For sources, the study used annual national surveys completed by other agencies between 2002 and 2012.
"This study confirms what other recent reports have suggested about changing patterns of alcohol use by men and women in the U.S.,” NIAAA Director Dr. George Koob said.
This is of particular note as women are more prone to many health conditions that can result from alcohol use, such as inflammation of the liver, heart disease and cancer.
Over the 10-year period analyzed, the percentage of people who drank alcohol in the past 30 days jumped from 44.9 percent to 48.3 percent for women; for men, it fell from 57.4 percent to 56.1 percent.
Also studied was binge-drinking by 18 to 25-year-old persons who were both attending and not attending college.
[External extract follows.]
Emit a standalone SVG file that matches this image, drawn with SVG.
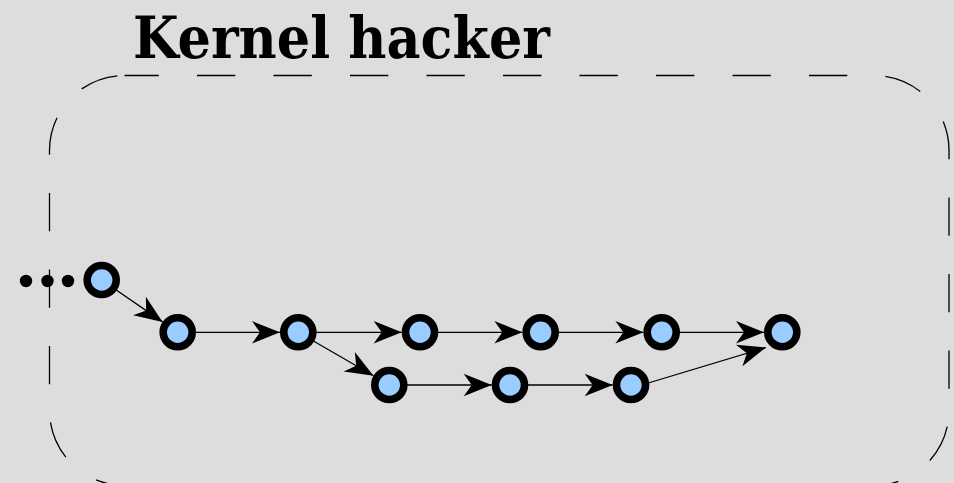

While the rates for college students stayed steady, the rate for non-college students increased sharply for females and decreased for males.
"The prevalence of combining alcohol with marijuana during the last drinking occasion among 18 to 25-year-old male drinkers increased from 15 percent to 19 percent, while the prevalence of combining alcohol with marijuana during the last drinking occasion among 18 to 25-year-old female drinkers remained steady at about 10 percent."
The researchers could not find any reasons for the pattern changes when studying trends in employment, marital status, pregnancy and other life events. White suggested further studies should be conducted.
Full findings from the study and more information about the NIAAA's other alcohol research projects can be accessed at www.niaaa.nih.gov.